### Information supplied ###

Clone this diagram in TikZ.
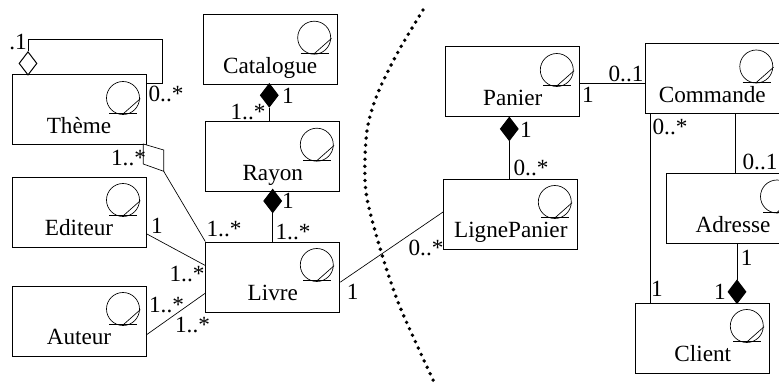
\documentclass[tikz,border=0pt]{standalone}
\usepackage{fontspec}
\setmainfont{Liberation Serif}
\usepackage{tikz}
\usetikzlibrary{shapes.geometric}
\tikzset{
  classe/.style = 	{shape=rectangle, draw, inner sep=0pt, align=center,
				text width=100.5pt, text height=43.9pt, text depth=8.6pt,
				path picture={
					\draw [icone] ([shift={(-23,23)}]path picture bounding box.north east) circle [radius=16.5];
					\draw [icone] ([shift={(-36.7,38.7)}]path picture bounding box.north east) -- ++(28,0);
					\draw [icone] ([shift={(-22.7,38.7)}]path picture bounding box.north east) -- ++(17,-15);
				}},
  icone/.style = 	{line width=0.5pt},
  losange/.style = 	{shape=diamond, draw, inner sep=0pt, minimum width=13.5pt, minimum height=17.6pt},
  vide/.style = 	{losange, fill=white},
  plein/.style = 	{losange, fill=black},
  mult/.style = 	{anchor=base, inner sep=0pt},
  lien/.style = 	{draw, line width=0.7pt},
  frontiere/.style = 	{line width=2.9pt, line cap=round, dash pattern=on 0pt off 5.3pt},
}
\begin{document}
\begin{tikzpicture}
	[
		x                 = 0.75pt,
		y                 = -0.75pt,
		line width        = 0.75pt,
		every node/.style = {font=\fontsize{17.4}{20}\selectfont}
	]
	\path [use as bounding box, clip] (0,0) rectangle (779,385);
	% classes
	\node [classe] (theme) at (79,110) {Thème};
	\node [classe] (editeur) at (79,212) {Editeur};
	\node [classe] (auteur) at (79,321) {Auteur};
	\node [classe] (catalogue) at (270.2,49.7) {Catalogue};
	\node [classe] (rayon) at (272.8,156.7) {Rayon};
	\node [classe] (livre) at (272.8,277) {Livre};
	\node [classe] (panier) at (512.8,82) {Panier};
	\node [classe] (lignepanier) at (510.8,214) {LignePanier};
	\node [classe] (commande) at (712.3,78.5) {Commande};
	\node [classe] (adresse) at (733,208.5) {Adresse};
	\node [classe] (client) at (702.8,338) {Client};
	% losanges
	\node [vide] (dTheme) at (28,63.4) {};
	\node [plein] (dCatalogue) at (269.3,95.3) {};
	\node [plein] (dRayon) at (272.7,201) {};
	\node [plein] (dPanier) at (509.3,128.9) {};
	\node [plein] (dClient) at (737,291.8) {};
	\coordinate (boucle) at (162.5,39.5);
	\coordinate (agrA) at (163.7,150);
	\coordinate (agrB) at (163.7,171.3);
	\coordinate (agrC) at (143.3,164);
	\coordinate (agrD) at (143.3,144);
	% associations
	\draw [lien] ([yshift=-6.75pt]theme.north east) -| (boucle) -| (dTheme.north);
	\draw [lien, line width=0.5pt, fill=white] (agrD) -- (agrA) -- (agrB) -- (agrC) -- cycle;
	\draw [lien, line width=0.5pt] (agrB) -- (livre.north west);
	\draw [lien, line width=0.5pt] ([yshift=10.3pt]editeur.south east) -- ([yshift=-18pt]livre.north west);
	\draw [lien, line width=0.5pt] ([yshift=16.3pt]auteur.south east) -- ([yshift=14.5pt]livre.south west);
	\draw [lien, line width=0.5pt] ([yshift=-30.5pt]livre.north east) -- ([yshift=-25pt]lignepanier.north west);
	\draw [lien] (dCatalogue.south) -- (dCatalogue.south |- rayon.north);
	\draw [lien] (dRayon.south) -- (dRayon.south |- livre.north);
	\draw [lien] (dPanier.south) -- (dPanier.south |- lignepanier.north);
	\draw [lien] ([yshift=-27.6pt]panier.north east) -- ([yshift=-27.6pt]panier.north east -| commande.west);
	\draw [lien, line width=0.5pt] ([xshift=3.9pt]commande.south west) -- ([xshift=3.9pt]commande.south west |- client.north);
	\draw [lien, line width=0.5pt] ([xshift=68pt]commande.south west) -- ([xshift=68pt]commande.south west |- adresse.north);
	\draw [lien, line width=0.5pt] (dClient.north |- adresse.south) -- (dClient.north);
	% multiplicites
	\node [mult] (m1) at (18,50) {.1};
	\node [mult] (m2) at (166,101.7) {0..*};
	\node [mult] (m3) at (128.5,166) {1..*};
	\node [mult] (m4) at (248,119) {1..*};
	\node [mult] (m5) at (288,103.3) {1};
	\node [mult] (m6) at (288,209) {1};
	\node [mult] (m7) at (224,236.7) {1..*};
	\node [mult] (m8) at (293,239) {1..*};
	\node [mult] (m9) at (157,233) {1};
	\node [mult] (m10) at (187,281) {1..*};
	\node [mult] (m11) at (166.5,312.7) {1..*};
	\node [mult] (m12) at (192.5,332) {1..*};
	\node [mult] (m13) at (352.7,299) {1};
	\node [mult] (m14) at (426,255) {0..*};
	\node [mult] (m15) at (588,103) {1};
	\node [mult] (m16) at (626,81.7) {0..1};
	\node [mult] (m17) at (526,137.7) {1};
	\node [mult] (m18) at (531,175.7) {0..*};
	\node [mult] (m19) at (670,135) {0..*};
	\node [mult] (m20) at (760,170) {0..1};
	\node [mult] (m21) at (746.7,265.7) {1};
	\node [mult] (m22) at (657,296.7) {1};
	\node [mult] (m23) at (720,299) {1};
	% frontiere
	\draw [frontiere] plot [smooth] coordinates {(423,10) (398,52) (377,95) (366.7,133) (365.7,190) (380,248) (400,307) (435,384)};
\end{tikzpicture}
\end{document}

###

• [Problem description]: Make an exact copy of all the material, but keep the pictures out of it.

• [Output of the task]:
Clone this diagram in TikZ.
\documentclass[tikz,border=0pt]{standalone}
\usepackage{fontspec}
\setmainfont{Liberation Serif}
\usepackage{tikz}
\usetikzlibrary{shapes.geometric}
\tikzset{
  classe/.style = 	{shape=rectangle, draw, inner sep=0pt, align=center,
				text width=100.5pt, text height=43.9pt, text depth=8.6pt,
				path picture={
					\draw [icone] ([shift={(-23,23)}]path picture bounding box.north east) circle [radius=16.5];
					\draw [icone] ([shift={(-36.7,38.7)}]path picture bounding box.north east) -- ++(28,0);
					\draw [icone] ([shift={(-22.7,38.7)}]path picture bounding box.north east) -- ++(17,-15);
				}},
  icone/.style = 	{line width=0.5pt},
  losange/.style = 	{shape=diamond, draw, inner sep=0pt, minimum width=13.5pt, minimum height=17.6pt},
  vide/.style = 	{losange, fill=white},
  plein/.style = 	{losange, fill=black},
  mult/.style = 	{anchor=base, inner sep=0pt},
  lien/.style = 	{draw, line width=0.7pt},
  frontiere/.style = 	{line width=2.9pt, line cap=round, dash pattern=on 0pt off 5.3pt},
}
\begin{document}
\begin{tikzpicture}
	[
		x                 = 0.75pt,
		y                 = -0.75pt,
		line width        = 0.75pt,
		every node/.style = {font=\fontsize{17.4}{20}\selectfont}
	]
	\path [use as bounding box, clip] (0,0) rectangle (779,385);
	% classes
	\node [classe] (theme) at (79,110) {Thème};
	\node [classe] (editeur) at (79,212) {Editeur};
	\node [classe] (auteur) at (79,321) {Auteur};
	\node [classe] (catalogue) at (270.2,49.7) {Catalogue};
	\node [classe] (rayon) at (272.8,156.7) {Rayon};
	\node [classe] (livre) at (272.8,277) {Livre};
	\node [classe] (panier) at (512.8,82) {Panier};
	\node [classe] (lignepanier) at (510.8,214) {LignePanier};
	\node [classe] (commande) at (712.3,78.5) {Commande};
	\node [classe] (adresse) at (733,208.5) {Adresse};
	\node [classe] (client) at (702.8,338) {Client};
	% losanges
	\node [vide] (dTheme) at (28,63.4) {};
	\node [plein] (dCatalogue) at (269.3,95.3) {};
	\node [plein] (dRayon) at (272.7,201) {};
	\node [plein] (dPanier) at (509.3,128.9) {};
	\node [plein] (dClient) at (737,291.8) {};
	\coordinate (boucle) at (162.5,39.5);
	\coordinate (agrA) at (163.7,150);
	\coordinate (agrB) at (163.7,171.3);
	\coordinate (agrC) at (143.3,164);
	\coordinate (agrD) at (143.3,144);
	% associations
	\draw [lien] ([yshift=-6.75pt]theme.north east) -| (boucle) -| (dTheme.north);
	\draw [lien, line width=0.5pt, fill=white] (agrD) -- (agrA) -- (agrB) -- (agrC) -- cycle;
	\draw [lien, line width=0.5pt] (agrB) -- (livre.north west);
	\draw [lien, line width=0.5pt] ([yshift=10.3pt]editeur.south east) -- ([yshift=-18pt]livre.north west);
	\draw [lien, line width=0.5pt] ([yshift=16.3pt]auteur.south east) -- ([yshift=14.5pt]livre.south west);
	\draw [lien, line width=0.5pt] ([yshift=-30.5pt]livre.north east) -- ([yshift=-25pt]lignepanier.north west);
	\draw [lien] (dCatalogue.south) -- (dCatalogue.south |- rayon.north);
	\draw [lien] (dRayon.south) -- (dRayon.south |- livre.north);
	\draw [lien] (dPanier.south) -- (dPanier.south |- lignepanier.north);
	\draw [lien] ([yshift=-27.6pt]panier.north east) -- ([yshift=-27.6pt]panier.north east -| commande.west);
	\draw [lien, line width=0.5pt] ([xshift=3.9pt]commande.south west) -- ([xshift=3.9pt]commande.south west |- client.north);
	\draw [lien, line width=0.5pt] ([xshift=68pt]commande.south west) -- ([xshift=68pt]commande.south west |- adresse.north);
	\draw [lien, line width=0.5pt] (dClient.north |- adresse.south) -- (dClient.north);
	% multiplicites
	\node [mult] (m1) at (18,50) {.1};
	\node [mult] (m2) at (166,101.7) {0..*};
	\node [mult] (m3) at (128.5,166) {1..*};
	\node [mult] (m4) at (248,119) {1..*};
	\node [mult] (m5) at (288,103.3) {1};
	\node [mult] (m6) at (288,209) {1};
	\node [mult] (m7) at (224,236.7) {1..*};
	\node [mult] (m8) at (293,239) {1..*};
	\node [mult] (m9) at (157,233) {1};
	\node [mult] (m10) at (187,281) {1..*};
	\node [mult] (m11) at (166.5,312.7) {1..*};
	\node [mult] (m12) at (192.5,332) {1..*};
	\node [mult] (m13) at (352.7,299) {1};
	\node [mult] (m14) at (426,255) {0..*};
	\node [mult] (m15) at (588,103) {1};
	\node [mult] (m16) at (626,81.7) {0..1};
	\node [mult] (m17) at (526,137.7) {1};
	\node [mult] (m18) at (531,175.7) {0..*};
	\node [mult] (m19) at (670,135) {0..*};
	\node [mult] (m20) at (760,170) {0..1};
	\node [mult] (m21) at (746.7,265.7) {1};
	\node [mult] (m22) at (657,296.7) {1};
	\node [mult] (m23) at (720,299) {1};
	% frontiere
	\draw [frontiere] plot [smooth] coordinates {(423,10) (398,52) (377,95) (366.7,133) (365.7,190) (380,248) (400,307) (435,384)};
\end{tikzpicture}
\end{document}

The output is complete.